C'est précisément là que seront, en partie, les Theoriz cette année, intégrés à la même équipe que pour la Fresque (voir ci-contre). Mais le rendez-vous majeur pour les deux garçons se situera sous les voûtes de Perrache, mises en lumière pour la troisième année consécutive et où ils proposeront un Voyage cinématographique. Déjà "jouée" à Dubaï en janvier mais adaptée et retravaillée pour l'occasion, cette longue vidéo se déploiera sur 100 mètres de longueur et 3, 60 m de hauteur. À chaque extrémité du tunnel, un gros projecteur des années 30 donnera le ton, et surtout le son, celui d'un roulis de pellicule, tandis que dix-huit vidéoprojecteurs (contre onze aux Terreaux !) jalonneront cet hommage au cinéma, de ses prémices muets à aujourd'hui.
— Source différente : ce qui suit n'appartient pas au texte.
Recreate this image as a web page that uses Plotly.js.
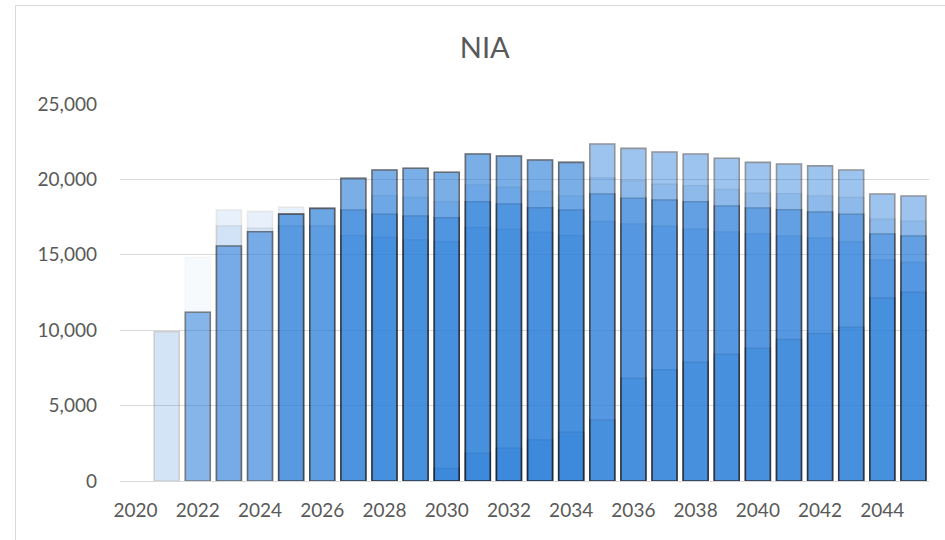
<!DOCTYPE html>
<html>
<head>
<meta charset="utf-8">
<script src="https://cdn.plot.ly/plotly-3.0.1.min.js"></script>
<style>
  html, body { margin: 0; padding: 0; background: #fff; overflow: hidden; }
  #wrap { position: relative; width: 945px; height: 540px; }
  #chart { position: absolute; left: 0; top: 0; width: 945px; height: 540px; }
  #frame { position: absolute; left: 15px; top: 5px; width: 960px; height: 560px;
           border: 1px solid #d9d9d9; pointer-events: none; box-sizing: border-box; }
</style>
</head>
<body>
<div id="wrap">
  <div id="chart"></div>
  <div id="frame"></div>
</div>
<script>
// ---- data ----
const years = [2020, 2021, 2022, 2023, 2024, 2025, 2026, 2027, 2028, 2029, 2030, 2031, 2032,
               2033, 2034, 2035, 2036, 2037, 2038, 2039, 2040, 2041, 2042, 2043, 2044, 2045];
const xTickVals = [2020, 2022, 2024, 2026, 2028, 2030, 2032, 2034, 2036, 2038, 2040, 2042, 2044];
const yTickVals = [0, 5000, 10000, 15000, 20000, 25000];

const seriesA  = [null, null, null, null, null, 17700, 18080, 20070, 20620, 20740, 20470, 21680, 21550,
                  21290, 21130, 22350, 22060, 21820, 21680, 21400, 21130, 21020, 20900, 20620, 19030, 18900];
const seriesA2 = [null, null, null, null, null, null, null, 20070, 20620, 20740, 20470, 21680, 21550,
                  21290, 21130, null, null, null, null, null, null, null, null, null, null, null];
const seriesB  = [null, null, null, null, null, null, null, null, 18920, 18790, 18520, 19630, 19470,
                  19190, 18900, 20110, 19900, 19680, 19580, 19320, 19080, 19050, 18900, 18800, 17350, 17220];
const seriesC  = [null, null, 11190, 15580, 16530, 17700, 18080, 17970, 17690, 17570, 17460, 18520, 18370,
                  18120, 17970, 19030, 18750, 18630, 18520, 18240, 18100, 17990, 17840, 17690, 16380, 16250];
const seriesD  = [null, 9900, 11190, 15580, 16530, 16910, 16910, 16270, 16140, 15980, 15870, 16800, 16690,
                  16490, 16270, 17200, 17040, 16890, 16690, 16510, 16400, 16250, 16110, 15870, 14650, 14490];
const seriesE  = [null, null, null, null, null, null, null, null, null, null, 840, 1840, 2170,
                  2720, 3230, 4050, 6810, 7380, 7870, 8410, 8800, 9380, 9770, 10190, 12130, 12510];
const faint0   = [null, null, 14810, null, null, null, null, null, null, null, null, null, null,
                  null, null, null, null, null, null, null, null, null, null, null, null, null];
const faint1   = [null, null, null, 17970, 17860, 18150, null, null, null, null, null, null, null,
                  null, null, null, null, null, null, null, null, null, null, null, null, null];
const faint2   = [null, null, null, 16910, 16760, null, null, null, null, null, null, null, null,
                  null, null, null, null, null, null, null, null, null, null, null, null, null];

// ---- styling ----
const FILL = 'rgb(40,125,218)';
const EDGE = 'rgb(8,18,34)';
const TEXT = '#595959';
const FONT = 'Lato, "Liberation Sans", sans-serif';

const layers = [
  { y: faint0,   op: 0.03 },
  { y: faint1,   op: 0.10 },
  { y: faint2,   op: 0.11 },
  { y: seriesD,  op: 0.20 },
  { y: seriesE,  op: 0.30 },
  { y: seriesC,  op: 0.42 },
  { y: seriesB,  op: 0.13 },
  { y: seriesA2, op: 0.30 },
  { y: seriesA,  op: 0.45 }
];

const traces = layers.map(l => ({
  type: 'bar',
  x: years,
  y: l.y,
  marker: { color: FILL, opacity: l.op, line: { color: EDGE, width: 1.6 } },
  hoverinfo: 'x+y',
  showlegend: false
}));

const layout = {
  width: 945,
  height: 540,
  paper_bgcolor: '#ffffff',
  plot_bgcolor: '#ffffff',
  barmode: 'overlay',
  bargap: 0.2,
  margin: { l: 120, r: 16, t: 104, b: 59, pad: 0 },
  font: { family: FONT, color: TEXT, size: 19 },
  title: {
    text: 'NIA',
    font: { family: FONT, size: 29, color: TEXT },
    xref: 'container', yref: 'container',
    x: 0.513, y: 0.912, xanchor: 'center', yanchor: 'middle'
  },
  xaxis: {
    range: [2019.5, 2045.5],
    tickmode: 'array',
    tickvals: xTickVals,
    ticktext: xTickVals.map(String),
    showgrid: false,
    zeroline: false,
    showline: true,
    linecolor: '#d9d9d9',
    linewidth: 1,
    ticks: '',
    ticklabelstandoff: 12,
    tickfont: { family: FONT, size: 19, color: TEXT }
  },
  yaxis: {
    range: [0, 25000],
    tickmode: 'array',
    tickvals: yTickVals,
    tickformat: ',d',
    showgrid: true,
    gridcolor: '#d9d9d9',
    gridwidth: 1,
    zeroline: false,
    showline: false,
    ticks: '',
    ticklabelstandoff: 22,
    tickfont: { family: FONT, size: 19, color: TEXT }
  }
};

Plotly.newPlot('chart', traces, layout, { staticPlot: true, displayModeBar: false });
</script>
</body>
</html>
Un personnage traversera ainsi les différentes séquences, assurant la transition entre le 7e art d'hier, l'animation et des films contemporains plus futuristes. Les planches animées réalisées avec les copains de BK (studio de création de contenu visuel), avec lesquels ils ont travaillé de nombreuses fois déjà, sont magnifiques, affichant un souci du détail trop souvent négligé dans cette manifestation de grande ampleur. Cette installation supposant à la fois de conduire un récit et de favoriser la mobilité du spectateur, la gageure de cette entreprise résidera cependant dans la maîtrise du rythme de défilement des images. Nous faisons d'ores et déjà le pari de sa réussite.